Lt. Gov. Dan Patrick outlined a plan Thursday that on the surface promised a raise for teachers and relief for rate hikes resulting from the TRS-Care funding shortfall which lawmakers only partially covered during the regular session of the 85th Texas Legislature.
Patrick proposed to provide pay increases and bonuses based on longevity, which is at odds with what is widely expected to be a performance-based plan offered by Gov. Greg Abbott. A $1,000 pay raise for the state’s roughly 350,000 teachers would carry a state fiscal note of approximately $700 million over the next biennium. Abbott and Patrick have both suggested raises could be funded through existing district budgets, which in reality would amount to an unfunded mandate districts would be unlikely to afford.
The budget passed by the Texas Senate during the regular session spent nearly $2 billion less on public schools, forcing districts to rely even more on local property tax revenue to keep funding flat relative to inflation and enrollment growth. In an unsuccessful effort to pass a voucher bill unpopular with Texas voters, the Senate blocked a plan by the House to invest an additional $1.6 billion in public education that would have increased overall funding and provided relief to schools facing potential closure as a result of the loss of Additional State Aid for Tax Relief (ASATR) funds.
On Thursday, Patrick suggested providing $150 million in relief to the mostly small, rural schools that now face a funding crisis and putting another $200 million into the Teacher Retirement System (TRS). The system was forced to raise rates in June after the legislature covered roughly half of the $1 billion shortfall facing TRS-Care heading into the 2017 legislative session.
The House plan would have made use of a common budget process known as a deferral, which Lt. Gov. Patrick referred to Thursday as a “Ponzi scheme.” Yet the lieutenant governor suggested finding $700 million in funding for his plan by using just such a deferral – this time for payments to managed care organizations. In the long term, Patrick suggested using $700 million of the $1.3 billion the Texas Lottery already sends to public education. It is important to note that such a procedure would not involve new funding, and could force local districts to cut spending in other areas in order to cover the cost.
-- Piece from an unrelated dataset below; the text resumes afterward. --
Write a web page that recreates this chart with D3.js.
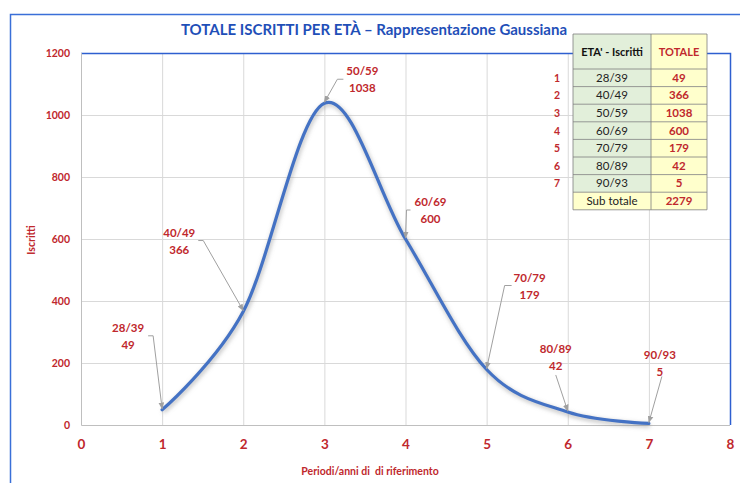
<!DOCTYPE html>
<html><head><meta charset="utf-8">
<script src="https://cdn.jsdelivr.net/npm/d3@7/dist/d3.min.js"></script>
<style>
body{margin:0;background:#fff;}
svg{display:block;font-family:Lato,"Open Sans",sans-serif;}
text{white-space:pre;}
</style></head>
<body><svg id="c" width="740" height="483"></svg>
<script>
// ---- data ----
const periods = [1,2,3,4,5,6,7];
const ageGroups = ["28/39","40/49","50/59","60/69","70/79","80/89","90/93"];
const iscritti = [49,366,1038,600,179,42,5];
const subTotalLabel = "Sub totale";
const subTotal = 2279;
const xTicks = [0,1,2,3,4,5,6,7,8];
const yTicks = [0,200,400,600,800,1000,1200];
const titleText = "TOTALE ISCRITTI PER ETÀ – Rappresentazione Gaussiana";
const xTitle = "Periodi/anni di  di riferimento";
const yTitle = "Iscritti";
const tableHeaders = ["ETA' - Iscritti","TOTALE"];

// ---- layout (px) ----
const labelOffsets = [[-34,-82],[-64,-79],[38,-32],[25,-37],[43,-92],[-12,-63],[11,-68]];
const leaderStarts = [[[20,0],[25,0]],[[19,0],[24,0]],[[-19,0],[-25,0]],[[-20,0],[-24,0]],[[-18,0],[-25,0]],[[0,18]],[[2,13]]];

const red = "#C0282D", blue = "#4472C4", titleBlue = "#1F4FB8";
const svg = d3.select("#c");
const L = 81, R = 730, T = 53, B = 425;
const x = d3.scaleLinear().domain([0,8]).range([L,R]);
const y = d3.scaleLinear().domain([0,1200]).range([B,T]);

// outer chart border
svg.append("path").attr("d","M10.5,483 L10.5,14.5 L740,14.5").attr("fill","none").attr("stroke","#3A6FD8").attr("stroke-width",1.5);

// gridlines
svg.append("g").selectAll("line.h").data(yTicks.filter(d=>d>0&&d<1200)).join("line")
  .attr("x1",L).attr("x2",R).attr("y1",d=>y(d)+0.5).attr("y2",d=>y(d)+0.5).attr("stroke","#D9D9D9");
svg.append("g").selectAll("line.v").data(xTicks.filter(d=>d>0&&d<8)).join("line")
  .attr("y1",T).attr("y2",B).attr("x1",d=>x(d)+0.5).attr("x2",d=>x(d)+0.5).attr("stroke","#D9D9D9");

// plot frame: top & right blue, left & bottom gray
svg.append("path").attr("d",`M${L},${T+0.5} L${R+0.5},${T+0.5} L${R+0.5},${B}`).attr("fill","none").attr("stroke","#2E5FD0").attr("stroke-width",1.5);
svg.append("path").attr("d",`M${L+0.5},${T} L${L+0.5},${B+0.5} L${R},${B+0.5}`).attr("fill","none").attr("stroke","#BFBFBF").attr("stroke-width",1);

// axes text
const yAxis = d3.axisLeft(y).tickValues(yTicks).tickFormat(d3.format("d")).tickSize(0).tickPadding(11);
const gy = svg.append("g").attr("transform",`translate(${L},0)`).call(yAxis);
gy.select(".domain").remove();
gy.selectAll("text").attr("fill",red).attr("font-weight","bold").attr("font-size","10.5px").attr("font-family","Lato,sans-serif");
const xAxis = d3.axisBottom(x).tickValues(xTicks).tickFormat(d3.format("d")).tickSize(0).tickPadding(14);
const gx = svg.append("g").attr("transform",`translate(0,${B})`).call(xAxis);
gx.select(".domain").remove();
gx.selectAll("text").attr("fill",red).attr("font-weight","bold").attr("font-size","13.5px").attr("font-family","Lato,sans-serif");

svg.append("text").attr("x",370).attr("y",475).attr("text-anchor","middle").attr("fill",red)
  .attr("font-weight","bold").attr("font-size","10.5px").text(xTitle);
svg.append("text").attr("transform","translate(35,240) rotate(-90)").attr("text-anchor","middle").attr("fill",red)
  .attr("font-weight","bold").attr("font-size","10.5px").text(yTitle);

// title
svg.append("text").attr("x",374).attr("y",35).attr("text-anchor","middle").attr("fill",titleBlue)
  .attr("font-weight","bold").attr("font-size","15px").text(titleText);

// curve with shadow
const defs = svg.append("defs");
const f = defs.append("filter").attr("id","sh").attr("x","-10%").attr("y","-10%").attr("width","120%").attr("height","120%");
f.append("feGaussianBlur").attr("stdDeviation",2);
const pts = periods.map((p,i)=>[p,iscritti[i]]);
const line = d3.line().x(d=>x(d[0])).y(d=>y(d[1])).curve(d3.curveCardinal.tension(0));
svg.append("path").attr("d",line(pts)).attr("fill","none").attr("stroke","#8a8a8a").attr("stroke-opacity",0.5)
  .attr("stroke-width",4).attr("filter","url(#sh)").attr("transform","translate(1,2)");
svg.append("path").attr("d",line(pts)).attr("fill","none").attr("stroke",blue).attr("stroke-width",3.2).attr("stroke-linecap","round");

// arrow marker
defs.append("marker").attr("id","arr").attr("viewBox","0 0 10 10").attr("refX",9).attr("refY",5)
  .attr("markerWidth",7).attr("markerHeight",7).attr("orient","auto")
  .append("path").attr("d","M0,1 L10,5 L0,9 Z").attr("fill","#A0A0A0");

// labels + leaders
const lab = svg.append("g");
pts.forEach((d,i)=>{
  const px = x(d[0]), py = y(d[1]);
  const cx = px + labelOffsets[i][0], cy = py + labelOffsets[i][1];
  const ptsL = leaderStarts[i].map(o=>[cx+o[0], cy+o[1]+8]);
  ptsL.push([px, py-1]);
  lab.append("path").attr("d",d3.line()(ptsL)).attr("fill","none").attr("stroke","#A0A0A0").attr("stroke-width",1)
    .attr("marker-end","url(#arr)");
  const t = lab.append("text").attr("text-anchor","middle").attr("fill",red).attr("font-weight","bold").attr("font-size","11.5px");
  t.append("tspan").attr("x",cx).attr("y",cy+4).text(ageGroups[i]);
  t.append("tspan").attr("x",cx).attr("y",cy+21).text(d[1]);
});

// table
const tx0 = 573, tx1 = 651, tx2 = 707, ty0 = 34, ty1 = 69, rh = 17.6;
const tb = svg.append("g");
tb.append("rect").attr("x",tx0).attr("y",ty0).attr("width",tx1-tx0).attr("height",ty1-ty0).attr("fill","#E2EFDA");
tb.append("rect").attr("x",tx1).attr("y",ty0).attr("width",tx2-tx1).attr("height",ty1-ty0).attr("fill","#FFFFCC");
tb.append("text").attr("x",(tx0+tx1)/2).attr("y",(ty0+ty1)/2+4).attr("text-anchor","middle").attr("font-weight","bold").attr("font-size","11px").attr("fill","#111").text(tableHeaders[0]);
tb.append("text").attr("x",(tx1+tx2)/2).attr("y",(ty0+ty1)/2+4).attr("text-anchor","middle").attr("font-weight","bold").attr("font-size","11px").attr("fill",red).text(tableHeaders[1]);
const rows = ageGroups.map((g,i)=>({n:String(periods[i]),a:g,v:iscritti[i]}));
rows.push({n:"",a:subTotalLabel,v:subTotal});
rows.forEach((r,i)=>{
  const ry = ty1 + i*rh;
  const last = i===rows.length-1;
  tb.append("rect").attr("x",tx0).attr("y",ry).attr("width",tx1-tx0).attr("height",rh).attr("fill",last?"#FFFFCC":"#E2EFDA");
  tb.append("rect").attr("x",tx1).attr("y",ry).attr("width",tx2-tx1).attr("height",rh).attr("fill","#FFFFCC");
  tb.append("text").attr("x",(tx0+tx1)/2).attr("y",ry+rh/2+4).attr("text-anchor","middle").attr("font-size","11.5px").attr("fill","#222").text(r.a);
  tb.append("text").attr("x",(tx1+tx2)/2).attr("y",ry+rh/2+4).attr("text-anchor","middle").attr("font-weight","bold").attr("font-size","11.5px").attr("fill",red).text(r.v);
  if(r.n) tb.append("text").attr("x",557).attr("y",ry+rh/2+4).attr("text-anchor","middle").attr("font-weight","bold").attr("font-size","10.5px").attr("fill",red).text(r.n);
});
// grid lines of table
const ny = rows.length;
for(let i=0;i<=ny+1;i++){
  const yy = i===0?ty0:ty1+(i-1)*rh;
  tb.append("line").attr("x1",tx0).attr("x2",tx2).attr("y1",yy).attr("y2",yy).attr("stroke","#7F7F7F").attr("stroke-width",0.8);
}
[tx0,tx1,tx2].forEach(xx=>tb.append("line").attr("x1",xx).attr("x2",xx).attr("y1",ty0).attr("y2",ty1+ny*rh).attr("stroke","#7F7F7F").attr("stroke-width",0.8));
</script></body></html>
ATPE maintains that teachers deserve a raise and relief from rising health care costs that is fully funded by the state. Without a formal proposal to review, it is difficult to judge the merits of the lieutenant governor’s plan. While it is heartening to hear the lieutenant governor acknowledge these as important issues, it’s difficult to take any proposal without new funding seriously.
The education community remains under attack by bills to weaken public schools through private school vouchers and legislation to silence educators by banning payroll deduction for membership association dues. Both the governor and lieutenant governor support these bills.